Work instructions:
Extract only the first line of the listing and every line after it up to and including the one with "import * as". Omit the pictures.
* Start Recorded information *
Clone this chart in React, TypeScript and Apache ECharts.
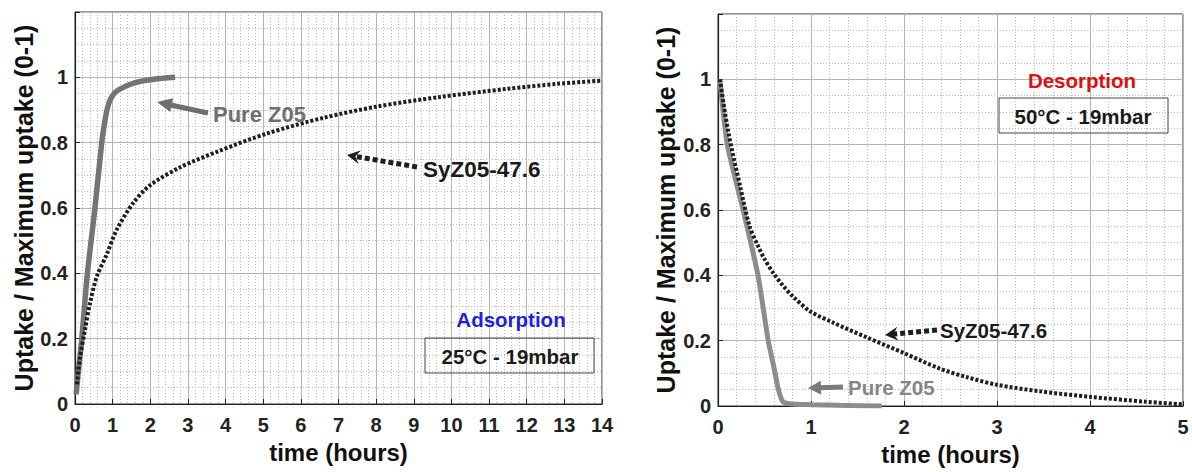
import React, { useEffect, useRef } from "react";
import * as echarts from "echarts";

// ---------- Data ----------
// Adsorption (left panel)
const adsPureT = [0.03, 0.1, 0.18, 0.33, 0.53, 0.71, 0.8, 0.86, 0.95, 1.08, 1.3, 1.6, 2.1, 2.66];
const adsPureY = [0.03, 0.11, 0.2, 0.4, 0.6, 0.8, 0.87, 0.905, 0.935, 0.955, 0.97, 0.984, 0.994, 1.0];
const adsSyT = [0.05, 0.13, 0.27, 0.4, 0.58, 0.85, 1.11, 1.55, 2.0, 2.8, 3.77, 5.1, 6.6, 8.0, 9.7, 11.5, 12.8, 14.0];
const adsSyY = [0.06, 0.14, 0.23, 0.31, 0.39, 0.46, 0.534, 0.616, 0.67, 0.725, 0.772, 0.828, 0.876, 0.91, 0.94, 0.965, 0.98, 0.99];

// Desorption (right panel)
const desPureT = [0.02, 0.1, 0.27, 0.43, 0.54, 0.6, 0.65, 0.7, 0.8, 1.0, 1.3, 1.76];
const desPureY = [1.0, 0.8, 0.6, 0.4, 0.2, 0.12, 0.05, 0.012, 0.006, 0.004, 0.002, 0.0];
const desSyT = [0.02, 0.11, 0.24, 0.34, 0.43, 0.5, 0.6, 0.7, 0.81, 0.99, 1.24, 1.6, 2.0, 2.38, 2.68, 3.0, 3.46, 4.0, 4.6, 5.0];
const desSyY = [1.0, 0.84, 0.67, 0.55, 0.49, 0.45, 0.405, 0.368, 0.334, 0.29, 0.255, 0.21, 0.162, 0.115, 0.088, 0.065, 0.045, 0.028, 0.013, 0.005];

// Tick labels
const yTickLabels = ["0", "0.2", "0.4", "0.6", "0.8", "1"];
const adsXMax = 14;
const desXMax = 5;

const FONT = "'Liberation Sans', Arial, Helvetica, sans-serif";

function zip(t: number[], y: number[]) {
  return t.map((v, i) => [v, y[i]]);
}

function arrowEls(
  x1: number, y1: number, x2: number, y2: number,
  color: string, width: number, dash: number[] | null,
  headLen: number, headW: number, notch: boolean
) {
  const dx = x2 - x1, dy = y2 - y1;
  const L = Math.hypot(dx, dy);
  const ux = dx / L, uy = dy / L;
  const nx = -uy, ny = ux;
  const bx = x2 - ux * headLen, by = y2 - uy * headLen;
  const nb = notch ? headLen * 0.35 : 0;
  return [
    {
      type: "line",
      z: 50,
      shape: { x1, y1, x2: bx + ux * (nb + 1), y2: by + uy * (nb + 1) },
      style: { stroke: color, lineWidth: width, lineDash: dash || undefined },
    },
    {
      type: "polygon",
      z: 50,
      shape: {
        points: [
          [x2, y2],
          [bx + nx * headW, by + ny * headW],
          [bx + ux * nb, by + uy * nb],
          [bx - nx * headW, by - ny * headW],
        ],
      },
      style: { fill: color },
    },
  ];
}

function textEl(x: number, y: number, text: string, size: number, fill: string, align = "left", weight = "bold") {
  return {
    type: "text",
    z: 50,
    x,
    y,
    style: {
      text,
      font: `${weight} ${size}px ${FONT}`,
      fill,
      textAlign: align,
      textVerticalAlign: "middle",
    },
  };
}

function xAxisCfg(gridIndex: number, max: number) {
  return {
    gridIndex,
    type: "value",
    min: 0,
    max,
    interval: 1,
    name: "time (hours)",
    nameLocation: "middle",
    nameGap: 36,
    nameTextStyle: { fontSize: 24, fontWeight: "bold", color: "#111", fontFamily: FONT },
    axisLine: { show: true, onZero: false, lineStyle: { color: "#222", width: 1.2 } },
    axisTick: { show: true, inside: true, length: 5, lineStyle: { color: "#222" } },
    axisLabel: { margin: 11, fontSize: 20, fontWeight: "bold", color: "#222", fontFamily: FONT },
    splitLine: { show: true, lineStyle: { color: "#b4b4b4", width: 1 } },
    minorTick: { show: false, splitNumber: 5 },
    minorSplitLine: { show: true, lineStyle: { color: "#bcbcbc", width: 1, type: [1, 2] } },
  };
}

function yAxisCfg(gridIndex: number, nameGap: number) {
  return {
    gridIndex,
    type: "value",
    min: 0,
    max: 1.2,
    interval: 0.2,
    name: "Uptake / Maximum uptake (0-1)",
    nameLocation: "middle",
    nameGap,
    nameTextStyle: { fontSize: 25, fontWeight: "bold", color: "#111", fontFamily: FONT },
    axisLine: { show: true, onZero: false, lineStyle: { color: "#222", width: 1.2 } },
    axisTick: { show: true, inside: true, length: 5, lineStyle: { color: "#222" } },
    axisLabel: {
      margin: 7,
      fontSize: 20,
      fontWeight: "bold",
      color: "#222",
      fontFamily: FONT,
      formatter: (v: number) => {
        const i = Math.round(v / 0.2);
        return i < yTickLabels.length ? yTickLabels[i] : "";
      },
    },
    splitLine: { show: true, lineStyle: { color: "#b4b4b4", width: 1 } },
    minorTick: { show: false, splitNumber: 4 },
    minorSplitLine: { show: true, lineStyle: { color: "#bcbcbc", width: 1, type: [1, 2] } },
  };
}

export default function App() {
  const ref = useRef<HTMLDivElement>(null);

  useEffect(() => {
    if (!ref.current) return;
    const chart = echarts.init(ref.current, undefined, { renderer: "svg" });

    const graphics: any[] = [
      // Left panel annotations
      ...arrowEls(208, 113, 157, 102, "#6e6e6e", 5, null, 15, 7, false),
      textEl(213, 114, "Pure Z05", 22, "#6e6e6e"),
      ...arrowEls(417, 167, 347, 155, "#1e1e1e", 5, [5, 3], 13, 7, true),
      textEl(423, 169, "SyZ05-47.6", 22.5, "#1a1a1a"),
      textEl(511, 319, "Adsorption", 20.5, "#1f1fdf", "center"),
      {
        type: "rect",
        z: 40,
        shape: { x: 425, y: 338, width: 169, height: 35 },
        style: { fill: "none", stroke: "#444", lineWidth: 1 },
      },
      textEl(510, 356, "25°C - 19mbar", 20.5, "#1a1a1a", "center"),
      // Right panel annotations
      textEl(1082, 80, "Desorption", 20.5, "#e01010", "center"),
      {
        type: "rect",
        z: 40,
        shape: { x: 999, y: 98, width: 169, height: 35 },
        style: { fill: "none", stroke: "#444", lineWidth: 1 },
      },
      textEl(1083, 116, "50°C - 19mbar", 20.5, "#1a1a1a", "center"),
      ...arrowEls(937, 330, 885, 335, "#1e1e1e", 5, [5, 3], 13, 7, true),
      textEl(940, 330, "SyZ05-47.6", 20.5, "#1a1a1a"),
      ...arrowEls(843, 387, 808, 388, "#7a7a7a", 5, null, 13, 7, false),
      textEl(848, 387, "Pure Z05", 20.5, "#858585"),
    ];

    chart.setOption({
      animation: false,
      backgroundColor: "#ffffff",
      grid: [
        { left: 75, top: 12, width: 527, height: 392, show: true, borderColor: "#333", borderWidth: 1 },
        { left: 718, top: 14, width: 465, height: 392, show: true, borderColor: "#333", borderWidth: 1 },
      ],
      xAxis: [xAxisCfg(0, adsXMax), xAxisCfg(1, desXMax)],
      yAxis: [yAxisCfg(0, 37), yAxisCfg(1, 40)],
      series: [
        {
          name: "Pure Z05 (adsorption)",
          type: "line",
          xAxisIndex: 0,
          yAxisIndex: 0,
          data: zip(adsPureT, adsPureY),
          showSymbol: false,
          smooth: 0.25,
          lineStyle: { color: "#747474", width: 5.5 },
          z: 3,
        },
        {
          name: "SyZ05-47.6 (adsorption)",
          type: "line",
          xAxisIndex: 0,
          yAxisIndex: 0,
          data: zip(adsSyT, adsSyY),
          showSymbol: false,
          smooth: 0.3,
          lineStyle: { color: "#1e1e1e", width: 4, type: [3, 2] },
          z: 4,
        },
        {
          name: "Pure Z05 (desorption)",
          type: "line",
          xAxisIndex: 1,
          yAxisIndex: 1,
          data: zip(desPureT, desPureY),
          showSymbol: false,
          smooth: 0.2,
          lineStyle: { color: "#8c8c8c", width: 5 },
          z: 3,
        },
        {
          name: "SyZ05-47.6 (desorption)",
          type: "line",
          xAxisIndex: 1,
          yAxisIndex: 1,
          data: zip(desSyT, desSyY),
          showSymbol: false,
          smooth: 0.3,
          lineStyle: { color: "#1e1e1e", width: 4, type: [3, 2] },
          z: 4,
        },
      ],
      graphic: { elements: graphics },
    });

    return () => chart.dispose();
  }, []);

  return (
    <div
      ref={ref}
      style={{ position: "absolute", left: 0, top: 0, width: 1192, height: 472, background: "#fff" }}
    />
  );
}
* End Recorded information *
Result for this exercise:
Clone this chart in React, TypeScript and Apache ECharts.
import React, { useEffect, useRef } from "react";
import * as echarts from "echarts";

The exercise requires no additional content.